Mobile penetration in the small-business market is falling, according to Ofcom's annual report into the communications market.

Sixty-four percent of small and medium-sized enterprises (SMEs) had at least one mobile phone in 2001 — now, the figure now stands at 55 percent.

The reason for this decline is that "a lot of businesses are relying on personal contracts for their employees" and then reimbursing them for business calls rather than getting them dedicated business contracts, according to John Lewis, Ofcom's head of telecoms market intelligence.

The trend, which coincides with the rise of home working, fits in with the approach taken by operators such as Orange, which offers a system whereby employers can include employees' home broadband connections in their overall business package.

The same report also showed that small firms, and especially medium-sized ones, are "generally far more likely to switch telecoms supplier than residential consumers". Business fixed-line costs have dropped too, in step with line rental charges, and fixed-line call volumes in the SME sector have also decreased.
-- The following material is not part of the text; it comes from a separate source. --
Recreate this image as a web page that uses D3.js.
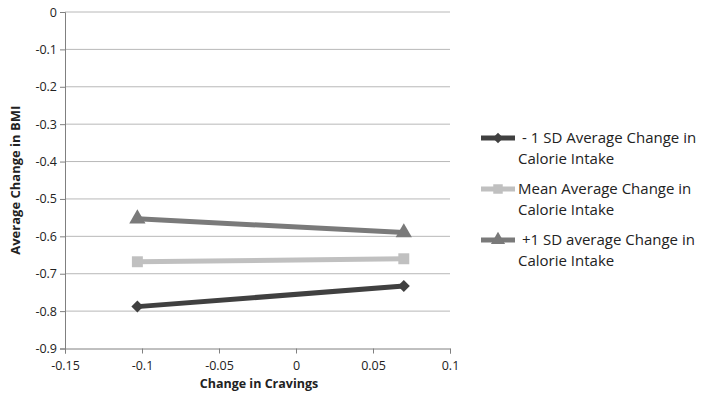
<!DOCTYPE html>
<html>
<head>
<meta charset="utf-8">
<script src="https://cdn.jsdelivr.net/npm/d3@7"></script>
<style>
  body { margin: 0; background: #fff; }
  text { font-family: "Open Sans", "Liberation Sans", sans-serif; fill: #222; }
</style>
</head>
<body>
<script>
    // values
    const cravings = [-0.103, 0.070];
    const lowCal = [-0.788, -0.733];
    const meanCal = [-0.668, -0.660];
    const highCal = [-0.553, -0.590];
    const seriesNames = [
        ['- 1 SD Average Change in', 'Calorie Intake'],
        ['Mean Average Change in', 'Calorie Intake'],
        ['+1 SD average Change in', 'Calorie Intake']
    ];
    const xTicks = [-0.15, -0.1, -0.05, 0, 0.05, 0.1];
    const yTicks = [0, -0.1, -0.2, -0.3, -0.4, -0.5, -0.6, -0.7, -0.8, -0.9];

    const measurements = { width: 704, height: 401 };
    const plot = { left: 65, right: 450, top: 12, bottom: 348.5 };

    const svg = d3.select('body')
        .append('svg')
        .attr('width', measurements.width)
        .attr('height', measurements.height);

    const x = d3.scaleLinear().domain([-0.15, 0.1]).range([plot.left, plot.right]);
    const y = d3.scaleLinear().domain([-0.9, 0]).range([plot.bottom, plot.top]);

    // plain hyphen for negatives, like the original
    const fmt = d => String(+d.toFixed(2));

    // gridlines
    svg.append('g')
        .selectAll('line')
        .data(yTicks.filter(d => d !== -0.9))
        .enter()
        .append('line')
        .attr('x1', plot.left)
        .attr('x2', plot.right)
        .attr('y1', d => y(d))
        .attr('y2', d => y(d))
        .attr('stroke', '#b8b8b8')
        .attr('stroke-width', 1);

    // y axis
    const yAxis = svg.append('g')
        .attr('transform', `translate(${plot.left},0)`)
        .call(d3.axisLeft(y).tickValues(yTicks).tickSize(5).tickFormat(fmt));
    // x axis
    const xAxis = svg.append('g')
        .attr('transform', `translate(0,${plot.bottom})`)
        .call(d3.axisBottom(x).tickValues(xTicks).tickSize(5).tickFormat(fmt));

    [yAxis, xAxis].forEach(a => {
        a.select('.domain').attr('stroke', '#808080');
        a.selectAll('.tick line').attr('stroke', '#808080');
        a.selectAll('.tick text')
            .style('font-family', '"Open Sans", "Liberation Sans", sans-serif')
            .style('font-size', '12.5px')
            .attr('fill', '#222');
    });
    xAxis.selectAll('.tick text').attr('dy', '1.05em');

    // axis titles
    svg.append('text')
        .attr('transform', `translate(20,${(plot.top + plot.bottom) / 2}) rotate(-90)`)
        .attr('text-anchor', 'middle')
        .style('font-size', '13px')
        .style('font-weight', 'bold')
        .text('Average Change in BMI');

    svg.append('text')
        .attr('x', 259)
        .attr('y', 388)
        .attr('text-anchor', 'middle')
        .style('font-size', '12.5px')
        .style('font-weight', 'bold')
        .text('Change in Cravings');

    const series = [
        { values: lowCal, color: '#404040', marker: d3.symbolSquare, size: 72, rot: 45 },
        { values: meanCal, color: '#c0c0c0', marker: d3.symbolSquare, size: 120, rot: 0 },
        { values: highCal, color: '#7a7a7a', marker: d3.symbolTriangle, size: 115, rot: 0 }
    ];

    const line = d3.line()
        .x((d, i) => x(cravings[i]))
        .y(d => y(d));

    const lines = svg.append('g');
    series.forEach(s => {
        lines.append('path')
            .attr('d', line(s.values))
            .attr('fill', 'none')
            .attr('stroke', s.color)
            .attr('stroke-width', 5);

        lines.selectAll(null)
            .data(s.values)
            .enter()
            .append('path')
            .attr('transform', (d, i) => `translate(${x(cravings[i])},${y(d)}) rotate(${s.rot})`)
            .attr('d', d3.symbol().type(s.marker).size(s.size))
            .attr('fill', s.color);
    });

    // legend
    const legend = svg.append('g');
    const rowY = [138, 189, 240];
    series.forEach((s, i) => {
        const g = legend.append('g').attr('transform', `translate(0,${rowY[i]})`);
        g.append('line')
            .attr('x1', 481).attr('x2', 515)
            .attr('y1', 0).attr('y2', 0)
            .attr('stroke', s.color)
            .attr('stroke-width', 5);
        g.append('path')
            .attr('transform', `translate(498,0) rotate(${s.rot})`)
            .attr('d', d3.symbol().type(s.marker).size(s.size * 0.75))
            .attr('fill', s.color);
        g.selectAll('text')
            .data(seriesNames[i])
            .enter()
            .append('text')
            .attr('x', (d, j) => j === 0 ? (i === 1 ? 518 : 522) : 518)
            .attr('y', (d, j) => j * 21 + 5)
            .style('font-size', '15px')
            .text(d => d);
    });
</script>
</body>
</html>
Broadband uptake in the SME sector has been increasing rapidly, from just 10 percent of the market in 2002 to 73 percent last year, a rise which Ofcom suggests could be responsible for increasing satisfaction among SMEs with their Internet connections — up from 28 percent to 45 percent in just one year.

"This may reflect the increase in perceived value of broadband versus dial-up," said the report. In 2005, 16 percent of SMEs were still using dial-up to connect to the Internet.